My daughter, meanwhile, has been changed by this trip. She has been wonderful yet demanding company, and has seen what the sting of her tongue can do. She has given up the idea that, like Peter Pan, she will never grow up. She and I have talked through the minuitae of her life, sometimes driving me nuts with boredom, sometimes amazing me with her insight. And she has frequently thanked me for bringing her away, squeezing my hand, describing our every day in her exercise-book diary, and taking copious photos.

 

Her brother has been less gracious, moaning daily about all the better things he could be doing back home, even while apologising for doing so. And yet I know that he has got things from being here with us.
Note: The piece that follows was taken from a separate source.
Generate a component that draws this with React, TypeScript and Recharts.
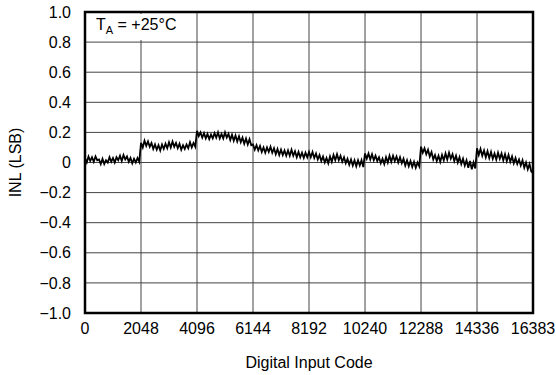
import { LineChart, Line, XAxis, YAxis, CartesianGrid, ReferenceArea } from 'recharts'

// INL readings, one value every 64 codes, one array per 2048-code block
const SEG_0 = [0.03, 0.0, 0.04, 0.01, 0.035, 0.005, 0.04, 0.015, 0.02, -0.01, 0.025, -0.01, 0.015, 0.0, 0.035, 0.005, 0.03, 0.0, 0.035, 0.015, 0.045, 0.01, 0.05, 0.02, 0.04, 0.005, 0.03, -0.005, 0.025, 0.0, 0.03, 0.005]
const SEG_1 = [0.13, 0.1, 0.145, 0.11, 0.14, 0.105, 0.13, 0.09, 0.12, 0.085, 0.115, 0.08, 0.12, 0.09, 0.125, 0.095, 0.135, 0.1, 0.14, 0.105, 0.13, 0.095, 0.125, 0.085, 0.115, 0.09, 0.12, 0.095, 0.135, 0.1, 0.13, 0.105]
const SEG_2 = [0.21, 0.175, 0.2, 0.165, 0.195, 0.16, 0.19, 0.155, 0.185, 0.16, 0.195, 0.165, 0.2, 0.16, 0.19, 0.16, 0.2, 0.165, 0.19, 0.15, 0.185, 0.145, 0.18, 0.14, 0.175, 0.135, 0.165, 0.125, 0.16, 0.12, 0.155, 0.115]
const SEG_3 = [0.12, 0.085, 0.115, 0.08, 0.11, 0.07, 0.1, 0.065, 0.1, 0.07, 0.105, 0.065, 0.095, 0.055, 0.09, 0.05, 0.085, 0.05, 0.08, 0.045, 0.08, 0.045, 0.085, 0.045, 0.075, 0.035, 0.07, 0.035, 0.065, 0.03, 0.065, 0.035]
const SEG_4 = [0.07, 0.035, 0.07, 0.03, 0.06, 0.02, 0.05, 0.01, 0.04, 0.0, 0.03, -0.005, 0.04, 0.005, 0.05, 0.015, 0.055, 0.015, 0.045, 0.005, 0.035, -0.005, 0.025, -0.015, 0.02, -0.02, 0.015, -0.025, 0.015, -0.02, 0.015, -0.03]
const SEG_5 = [0.06, 0.025, 0.06, 0.02, 0.055, 0.015, 0.045, 0.01, 0.035, -0.005, 0.025, -0.01, 0.035, 0.0, 0.045, 0.005, 0.045, 0.01, 0.04, 0.0, 0.035, -0.005, 0.025, -0.02, 0.015, -0.025, 0.01, -0.03, 0.005, -0.035, 0.0, -0.025]
const SEG_6 = [0.105, 0.065, 0.095, 0.055, 0.085, 0.04, 0.07, 0.02, 0.05, 0.01, 0.045, 0.005, 0.05, 0.015, 0.06, 0.02, 0.065, 0.025, 0.055, 0.01, 0.045, 0.0, 0.035, -0.01, 0.025, -0.02, 0.015, -0.035, 0.01, -0.045, 0.0, -0.04]
const SEG_7 = [0.095, 0.05, 0.09, 0.045, 0.08, 0.035, 0.075, 0.03, 0.07, 0.025, 0.06, 0.02, 0.065, 0.025, 0.06, 0.015, 0.055, 0.01, 0.05, 0.005, 0.04, -0.005, 0.03, -0.01, 0.02, -0.02, 0.015, -0.035, 0.0, -0.045, -0.01, -0.06]
const LAST_POINT = { code: 16383, inl: -0.07 }

const SEGMENTS = [SEG_0, SEG_1, SEG_2, SEG_3, SEG_4, SEG_5, SEG_6, SEG_7]
const SEG_LEN = 2048
const STEP = 64

const X_TICKS = [0, 2048, 4096, 6144, 8192, 10240, 12288, 14336, 16383]
const Y_TICKS = [-1, -0.8, -0.6, -0.4, -0.2, 0, 0.2, 0.4, 0.6, 0.8, 1]

const data = [
  ...SEGMENTS.flatMap((seg, s) => seg.map((v, i) => ({ code: s * SEG_LEN + i * STEP, inl: v }))),
  LAST_POINT,
]

const FONT = '"Liberation Sans", Arial, sans-serif'
const fmtY = (v: number) => (v === 0 ? '0' : v < 0 ? `\u2212${Math.abs(v).toFixed(1)}` : v.toFixed(1))

export default function App() {
  return (
    <div style={{ position: 'absolute', left: 0, top: 0, width: 556, height: 375, background: '#fff' }}>
      <LineChart width={556} height={375} data={data} margin={{ top: 12, right: 23, bottom: 10, left: 0 }}>
        <CartesianGrid stroke="#444" strokeWidth={1} />
        <XAxis
          dataKey="code"
          type="number"
          domain={[0, 16383]}
          ticks={X_TICKS}
          interval={0}
          tickLine={false}
          axisLine={false}
          tickSize={0}
          tickMargin={10}
          height={52}
          tick={{ fill: '#000', fontSize: 16, fontFamily: FONT }}
          label={{ value: 'Digital Input Code', position: 'insideBottom', offset: -3, fill: '#000', fontSize: 16, fontFamily: FONT }}
        />
        <YAxis
          type="number"
          domain={[-1, 1]}
          ticks={Y_TICKS}
          interval={0}
          tickFormatter={fmtY}
          tickLine={false}
          axisLine={false}
          tickSize={0}
          tickMargin={14}
          width={85}
          tick={{ fill: '#000', fontSize: 16, fontFamily: FONT }}
          label={{ value: 'INL (LSB)', angle: -90, position: 'insideLeft', offset: 15, fill: '#000', fontSize: 16, fontFamily: FONT, style: { textAnchor: 'middle' } }}
        />
        <ReferenceArea x1={0} x2={16383} y1={-1} y2={1} fill="none" stroke="#000" strokeWidth={2.5} ifOverflow="visible" />
        <Line type="linear" dataKey="inl" stroke="#000" strokeWidth={1.8} dot={false} isAnimationActive={false} />
      </LineChart>
      <svg width={556} height={375} style={{ position: 'absolute', left: 0, top: 0, pointerEvents: 'none' }}>
        <rect x={87} y={14} width={100} height={26} fill="#fff" />
        <text x={96} y={30} fontFamily={FONT} fontSize={16} fill="#000">
          T<tspan fontSize={11} dy={4}>A</tspan>
          <tspan dy={-4}> = +25°C</tspan>
        </text>
      </svg>
    </div>
  )
}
I feel a lot closer to him than before we left, when exams and boats and camping and friends meant that I only ever saw bits of him, and never for more than a few hours. Selfishly, I have relished his company, basked in it even. And I’ve really enjoyed his music.

 

In the end we made this trip because I wanted to. One particularly gloomy wet Sunday in Hobart, well after my husband had given up any hope of travel, I went upstairs and told him of my decision as he lay in the bath. ‘Really?’ he’d said, surprised. ‘That’s great’. A pause. ‘Are you sure?’ ‘Yes’, I replied, ‘I am sure’.

 

And now that our trip is nearly over, and we are waiting for our return flight to Abu Dhabi, what, I wonder, have I learned? I have learned that travelling with teenagers and a writer husband is tricky. I have learned that, even as he continues to leave himself out, my husband feels the odd one out in our family. And I have learned that there is a small part of me that would like to be left behind in Amsterdam, where I would never make school lunches again. Most importantly, I have learned that the world is a far more wonderful place than I’d remembered it.

 

Perhaps, I think to myself, as I count my three carry-on bags and line up obediently for our flight, that was what our trip was for. To remind me that a beautiful life in Amsterdam is still possible to want.